Extract, from the listing that follows, each line containing the word "this".
* Start Excerpted data *
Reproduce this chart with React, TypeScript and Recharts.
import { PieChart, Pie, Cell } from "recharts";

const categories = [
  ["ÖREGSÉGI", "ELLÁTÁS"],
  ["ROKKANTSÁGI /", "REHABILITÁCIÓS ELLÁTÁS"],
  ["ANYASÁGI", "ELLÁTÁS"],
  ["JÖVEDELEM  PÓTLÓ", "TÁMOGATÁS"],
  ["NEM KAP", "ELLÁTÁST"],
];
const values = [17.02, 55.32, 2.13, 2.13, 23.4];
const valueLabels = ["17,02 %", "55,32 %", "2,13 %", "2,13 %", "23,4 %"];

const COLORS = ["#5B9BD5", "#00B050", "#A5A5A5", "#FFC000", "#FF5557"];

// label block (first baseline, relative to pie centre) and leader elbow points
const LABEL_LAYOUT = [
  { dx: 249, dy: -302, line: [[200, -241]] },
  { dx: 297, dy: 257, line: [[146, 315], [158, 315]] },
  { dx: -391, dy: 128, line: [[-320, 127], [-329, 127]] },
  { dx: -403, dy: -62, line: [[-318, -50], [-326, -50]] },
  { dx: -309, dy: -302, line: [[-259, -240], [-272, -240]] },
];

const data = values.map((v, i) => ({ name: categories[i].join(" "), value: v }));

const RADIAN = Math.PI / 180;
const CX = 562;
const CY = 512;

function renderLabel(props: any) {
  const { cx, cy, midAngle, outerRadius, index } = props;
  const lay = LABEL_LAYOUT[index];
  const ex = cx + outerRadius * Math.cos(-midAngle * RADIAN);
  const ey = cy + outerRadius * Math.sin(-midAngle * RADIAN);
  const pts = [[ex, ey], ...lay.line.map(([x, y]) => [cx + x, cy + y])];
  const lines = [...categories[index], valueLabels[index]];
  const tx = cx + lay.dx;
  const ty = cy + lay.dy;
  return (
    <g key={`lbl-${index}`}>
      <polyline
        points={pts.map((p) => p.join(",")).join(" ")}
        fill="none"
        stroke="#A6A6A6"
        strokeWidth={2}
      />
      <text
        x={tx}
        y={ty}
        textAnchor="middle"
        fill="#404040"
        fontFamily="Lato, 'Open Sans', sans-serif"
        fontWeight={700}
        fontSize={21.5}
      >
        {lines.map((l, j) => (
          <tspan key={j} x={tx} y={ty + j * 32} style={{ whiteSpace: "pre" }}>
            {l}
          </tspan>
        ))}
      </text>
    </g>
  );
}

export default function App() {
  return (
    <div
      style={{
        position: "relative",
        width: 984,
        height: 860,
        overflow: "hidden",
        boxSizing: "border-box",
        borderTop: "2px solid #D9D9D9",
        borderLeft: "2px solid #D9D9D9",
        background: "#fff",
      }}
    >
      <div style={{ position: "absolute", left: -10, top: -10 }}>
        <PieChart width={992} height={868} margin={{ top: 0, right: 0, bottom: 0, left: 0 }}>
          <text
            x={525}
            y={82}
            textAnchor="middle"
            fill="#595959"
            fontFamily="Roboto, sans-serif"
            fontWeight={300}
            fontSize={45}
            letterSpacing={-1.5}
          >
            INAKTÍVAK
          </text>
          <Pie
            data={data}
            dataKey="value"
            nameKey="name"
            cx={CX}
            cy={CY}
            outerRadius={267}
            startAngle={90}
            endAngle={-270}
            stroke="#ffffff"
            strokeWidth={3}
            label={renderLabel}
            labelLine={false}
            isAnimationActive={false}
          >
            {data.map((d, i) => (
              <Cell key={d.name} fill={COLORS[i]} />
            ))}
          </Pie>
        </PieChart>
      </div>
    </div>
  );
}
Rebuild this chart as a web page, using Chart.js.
* End Excerpted data *
**Expected answer:**
Reproduce this chart with React, TypeScript and Recharts.
Rebuild this chart as a web page, using Chart.js.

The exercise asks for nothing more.